● **EXERCISE**: Restate the data exactly as given and keep the pictures out.

═════ DATA SEGMENT ═════

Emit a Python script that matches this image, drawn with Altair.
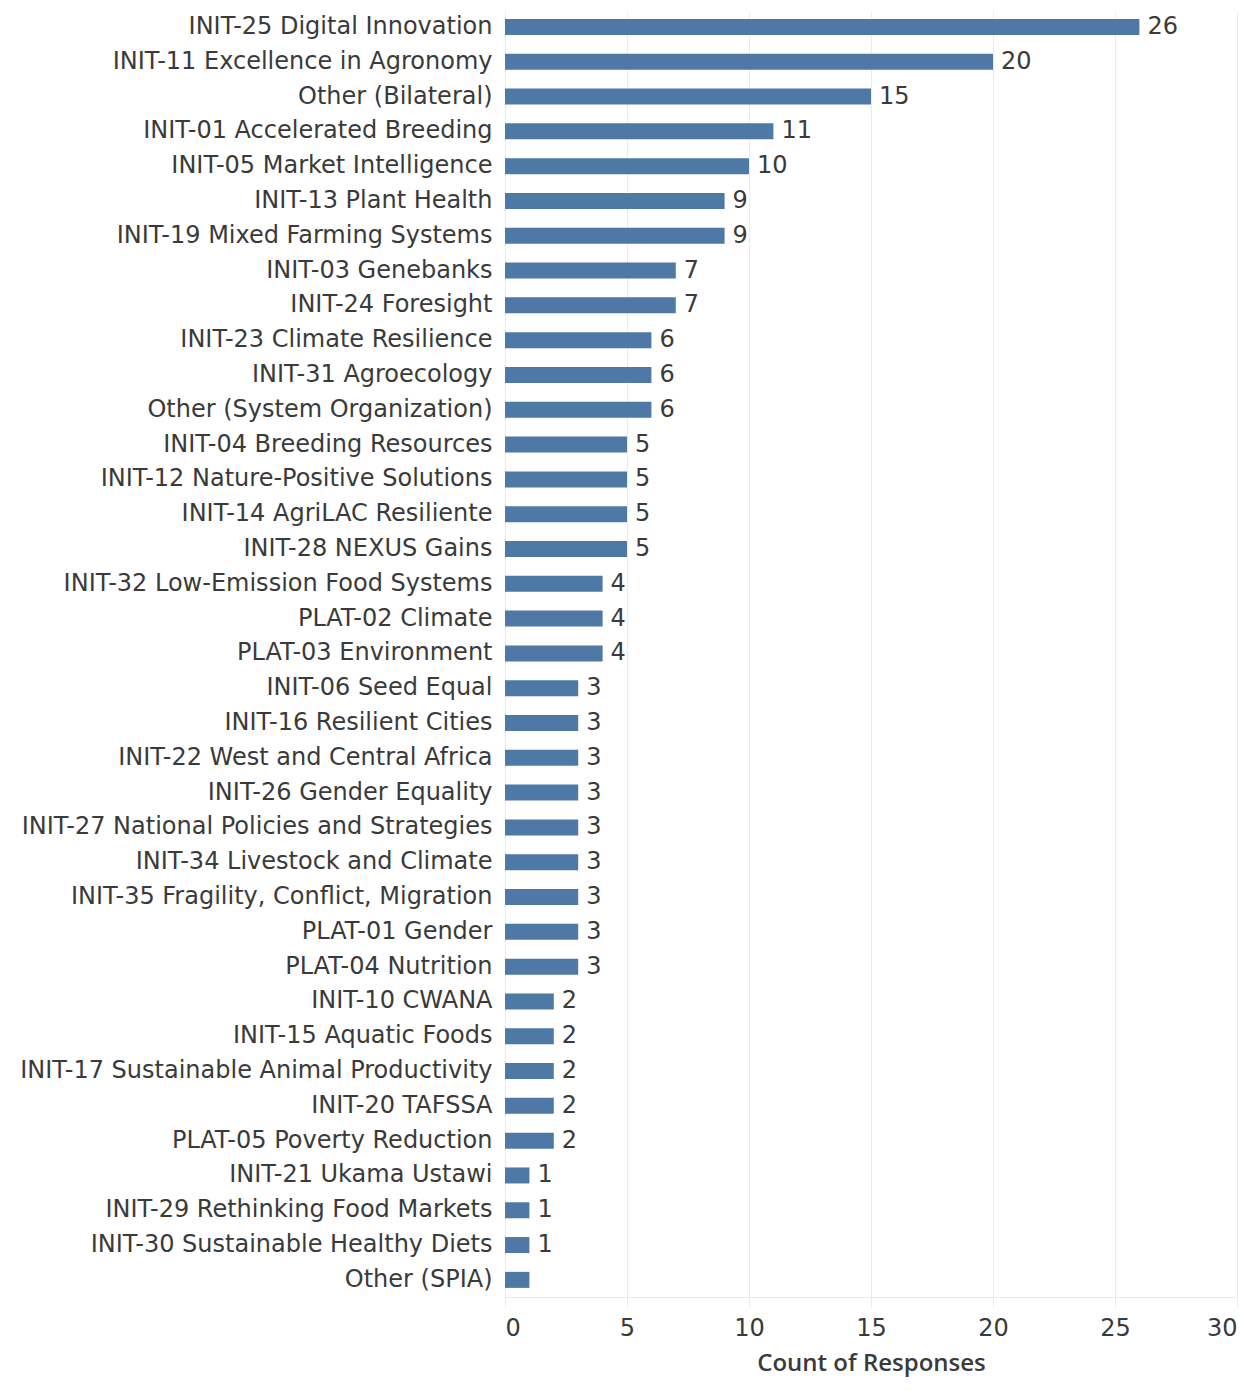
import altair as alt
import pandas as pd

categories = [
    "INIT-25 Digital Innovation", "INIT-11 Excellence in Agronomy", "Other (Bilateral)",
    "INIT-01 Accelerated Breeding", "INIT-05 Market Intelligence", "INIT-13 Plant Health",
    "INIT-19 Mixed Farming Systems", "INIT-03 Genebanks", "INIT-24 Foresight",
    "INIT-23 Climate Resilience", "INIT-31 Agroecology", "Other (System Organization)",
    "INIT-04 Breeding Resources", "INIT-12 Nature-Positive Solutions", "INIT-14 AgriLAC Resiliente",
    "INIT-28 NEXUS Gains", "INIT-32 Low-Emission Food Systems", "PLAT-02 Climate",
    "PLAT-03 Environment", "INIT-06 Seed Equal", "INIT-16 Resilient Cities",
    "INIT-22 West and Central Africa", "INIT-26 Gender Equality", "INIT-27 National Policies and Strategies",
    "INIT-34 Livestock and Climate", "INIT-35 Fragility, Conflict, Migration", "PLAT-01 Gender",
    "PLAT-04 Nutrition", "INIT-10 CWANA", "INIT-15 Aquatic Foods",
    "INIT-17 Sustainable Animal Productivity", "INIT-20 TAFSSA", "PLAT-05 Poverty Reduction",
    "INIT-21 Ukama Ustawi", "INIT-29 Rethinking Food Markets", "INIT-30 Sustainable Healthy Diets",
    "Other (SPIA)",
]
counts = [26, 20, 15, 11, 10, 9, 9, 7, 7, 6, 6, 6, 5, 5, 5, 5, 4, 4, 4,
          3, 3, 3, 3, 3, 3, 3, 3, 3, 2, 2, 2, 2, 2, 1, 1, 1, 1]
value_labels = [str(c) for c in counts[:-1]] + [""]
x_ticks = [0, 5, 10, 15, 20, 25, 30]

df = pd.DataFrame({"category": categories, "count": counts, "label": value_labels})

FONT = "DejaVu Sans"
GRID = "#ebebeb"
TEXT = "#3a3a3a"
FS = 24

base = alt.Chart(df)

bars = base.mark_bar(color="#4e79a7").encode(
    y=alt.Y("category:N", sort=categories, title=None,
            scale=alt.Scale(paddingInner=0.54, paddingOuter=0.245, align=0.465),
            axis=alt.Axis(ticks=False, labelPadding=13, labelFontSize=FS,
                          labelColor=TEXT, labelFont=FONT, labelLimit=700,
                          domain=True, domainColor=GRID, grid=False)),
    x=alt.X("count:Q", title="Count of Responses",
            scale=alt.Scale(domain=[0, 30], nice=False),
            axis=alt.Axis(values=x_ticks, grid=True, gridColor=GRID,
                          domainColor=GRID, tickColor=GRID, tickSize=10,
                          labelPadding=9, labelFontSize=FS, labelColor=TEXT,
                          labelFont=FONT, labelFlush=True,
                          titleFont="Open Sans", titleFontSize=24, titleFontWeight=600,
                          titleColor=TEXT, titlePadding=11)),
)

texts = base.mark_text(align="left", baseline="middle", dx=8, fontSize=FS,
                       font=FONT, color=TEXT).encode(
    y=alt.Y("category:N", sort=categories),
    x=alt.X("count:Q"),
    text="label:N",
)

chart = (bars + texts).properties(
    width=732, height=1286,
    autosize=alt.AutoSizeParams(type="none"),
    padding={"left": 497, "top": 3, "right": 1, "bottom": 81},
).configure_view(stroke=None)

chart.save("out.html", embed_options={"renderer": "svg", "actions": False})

═════

● **COMPLETE RESPONSE**:
Emit a Python script that matches this image, drawn with Altair.
import altair as alt
import pandas as pd

categories = [
    "INIT-25 Digital Innovation", "INIT-11 Excellence in Agronomy", "Other (Bilateral)",
    "INIT-01 Accelerated Breeding", "INIT-05 Market Intelligence", "INIT-13 Plant Health",
    "INIT-19 Mixed Farming Systems", "INIT-03 Genebanks", "INIT-24 Foresight",
    "INIT-23 Climate Resilience", "INIT-31 Agroecology", "Other (System Organization)",
    "INIT-04 Breeding Resources", "INIT-12 Nature-Positive Solutions", "INIT-14 AgriLAC Resiliente",
    "INIT-28 NEXUS Gains", "INIT-32 Low-Emission Food Systems", "PLAT-02 Climate",
    "PLAT-03 Environment", "INIT-06 Seed Equal", "INIT-16 Resilient Cities",
    "INIT-22 West and Central Africa", "INIT-26 Gender Equality", "INIT-27 National Policies and Strategies",
    "INIT-34 Livestock and Climate", "INIT-35 Fragility, Conflict, Migration", "PLAT-01 Gender",
    "PLAT-04 Nutrition", "INIT-10 CWANA", "INIT-15 Aquatic Foods",
    "INIT-17 Sustainable Animal Productivity", "INIT-20 TAFSSA", "PLAT-05 Poverty Reduction",
    "INIT-21 Ukama Ustawi", "INIT-29 Rethinking Food Markets", "INIT-30 Sustainable Healthy Diets",
    "Other (SPIA)",
]
counts = [26, 20, 15, 11, 10, 9, 9, 7, 7, 6, 6, 6, 5, 5, 5, 5, 4, 4, 4,
          3, 3, 3, 3, 3, 3, 3, 3, 3, 2, 2, 2, 2, 2, 1, 1, 1, 1]
value_labels = [str(c) for c in counts[:-1]] + [""]
x_ticks = [0, 5, 10, 15, 20, 25, 30]

df = pd.DataFrame({"category": categories, "count": counts, "label": value_labels})

FONT = "DejaVu Sans"
GRID = "#ebebeb"
TEXT = "#3a3a3a"
FS = 24

base = alt.Chart(df)

bars = base.mark_bar(color="#4e79a7").encode(
    y=alt.Y("category:N", sort=categories, title=None,
            scale=alt.Scale(paddingInner=0.54, paddingOuter=0.245, align=0.465),
            axis=alt.Axis(ticks=False, labelPadding=13, labelFontSize=FS,
                          labelColor=TEXT, labelFont=FONT, labelLimit=700,
                          domain=True, domainColor=GRID, grid=False)),
    x=alt.X("count:Q", title="Count of Responses",
            scale=alt.Scale(domain=[0, 30], nice=False),
            axis=alt.Axis(values=x_ticks, grid=True, gridColor=GRID,
                          domainColor=GRID, tickColor=GRID, tickSize=10,
                          labelPadding=9, labelFontSize=FS, labelColor=TEXT,
                          labelFont=FONT, labelFlush=True,
                          titleFont="Open Sans", titleFontSize=24, titleFontWeight=600,
                          titleColor=TEXT, titlePadding=11)),
)

texts = base.mark_text(align="left", baseline="middle", dx=8, fontSize=FS,
                       font=FONT, color=TEXT).encode(
    y=alt.Y("category:N", sort=categories),
    x=alt.X("count:Q"),
    text="label:N",
)

chart = (bars + texts).properties(
    width=732, height=1286,
    autosize=alt.AutoSizeParams(type="none"),
    padding={"left": 497, "top": 3, "right": 1, "bottom": 81},
).configure_view(stroke=None)

chart.save("out.html", embed_options={"renderer": "svg", "actions": False})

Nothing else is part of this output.